Howie hadn’t called ahead, nor had he in any way intimated that he would be dropping in. He had always favored surprise visits. For this one, he would have had to drive about 1,700 miles, give or take a few hundred here or there, from Palo Alto to Five Oaks. Such a trip was a feat of determination and willpower in the service of a strange, perhaps insanely prolonged, spontaneity. The distance and the effort involved in crossing it did not mean that Howie’s stay would be a lengthy one. He might be gone by tomorrow afternoon.
He would, no doubt, surprise in other ways as well. Howie always had multiple astonishments ready for whatever audience he could command. He liked lifting people up and then keeping them off balance, using his charm as a weapon, part of his latter-day Gatsbyish acrobat approach to things.
How had he found Saul and Patsy’s new residence? He just had. Bystanders tended to give information willingly, greedily, to Howie. The charm, the charisma, did the trick every time.
First Gordy Himmelman’s death this past summer, and now this.
No, that was wrong: he loved his brother.
Nevertheless.
Saul still wasn’t moving. He wouldn’t budge. No budging, not a bit of it. He wasn’t going to move until Howie did. As the guest, Howie was supposed to get out of the car and ring the doorbell before the noises of greeting fell on him like so much rain.
They hadn’t said a word to each other, and already they had a standoff. Because Halloween was three nights away, Saul half-expected Howie to remove himself from the BMW dressed in a costume — that of an ordinary man, a role he had never successfully played. But no: he probably wouldn’t get out of his trophy car until Saul came running downstairs, came charging out the front door, his arms wide, his face joyously radiant with the startled welcome, the glee, the sheer human pleasure of being in his brother’s company again after so long an absence, now that Howie had deigned to visit without warning.
Maybe he, Saul, should dress up in a costume himself, the Gordy Himmelman clothes piled on the floor in his closet. That would surprise Howie.

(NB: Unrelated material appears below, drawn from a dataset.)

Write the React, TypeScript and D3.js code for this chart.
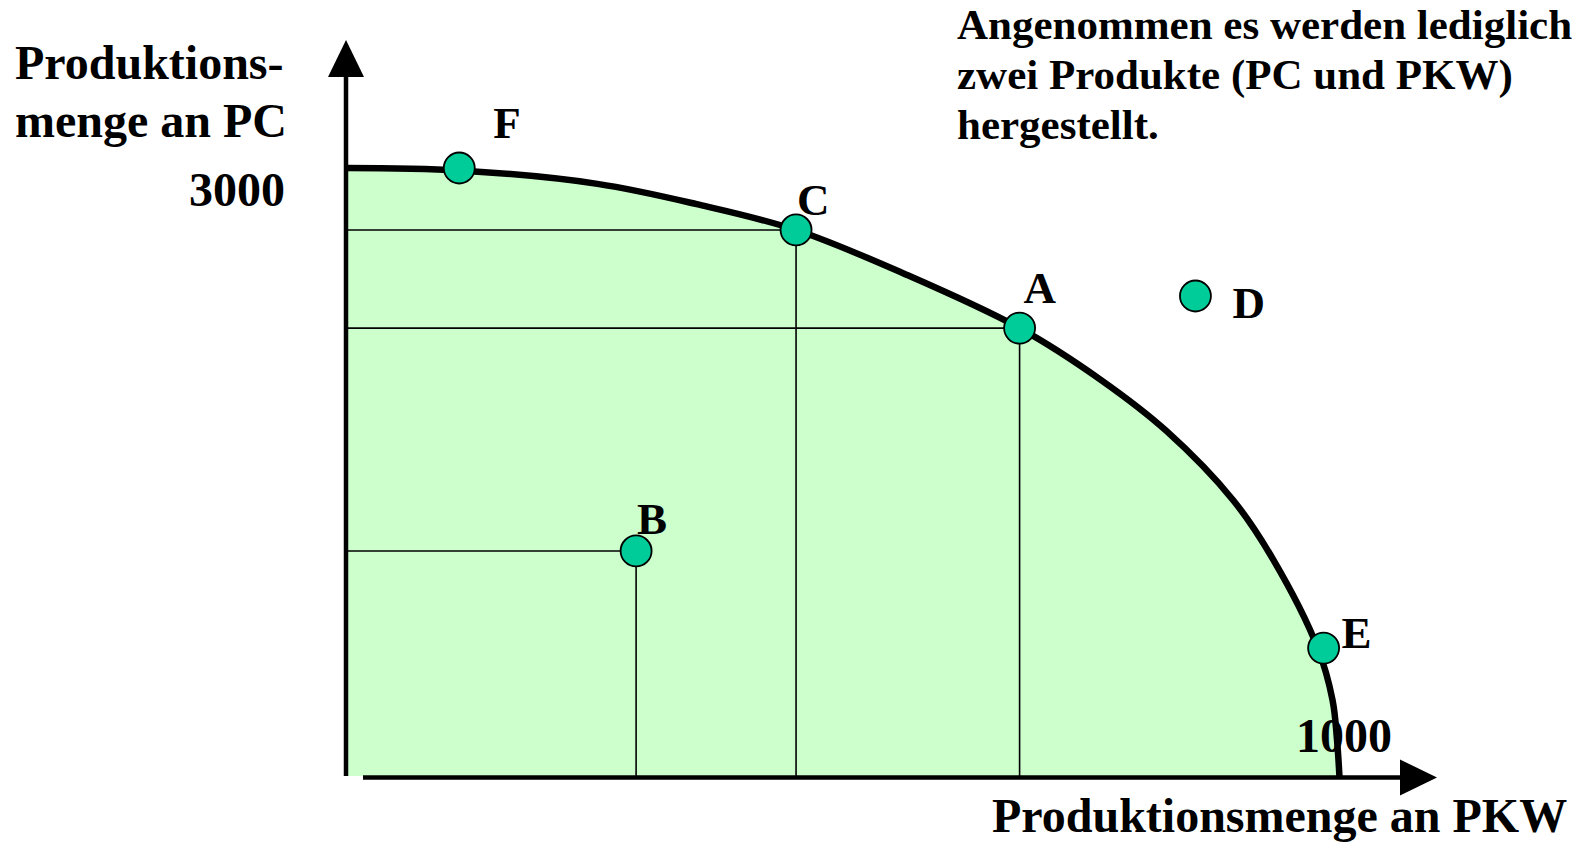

But no. That, Saul thought, was what he — Saul — would not do. He would not rush downstairs. He would not dress up, or down. He wouldn’t give his brother the satisfaction.
Half of any manipulative strategy had to do with how you arrived and how you departed.
The German motor ticked quietly as it cooled. This standoff was like several others the two brothers had had. Howie wasn’t passive so much as immobile, a Don Juan of stillness: he liked everyone to come to him so that he might gain the advantage of not making the first move. This was the dubious legacy of a childhood marked by illness and indisposition and the death of a parent. He had been born one month premature, a blue baby — incubated — and as an infant he was jaundiced and scrawny and tearful. One of Saul’s first memories was of his mother carrying the misbegotten Howie around the house on a pale-blue goosedown pillow, as if any sudden move might break him. Soon after his birth, Howie had proved to be allergic to breast milk — the metaphoric implications of this were not lost on him as an adult — and he continued to be lactose intolerant. He had suffered from anemia, earaches, uncommon food and substance allergies (carpeting made him sneeze, cats made him choke, he might die if he ate a peanut, and he could not mow a lawn), and repeated bouts of childhood flu and bronchial troubles had kept him in bed for weeks. He had had multiple strep infections and one incidence in middle school of rheumatic fever. In high school he came down with pneumonia and missed classes for a month.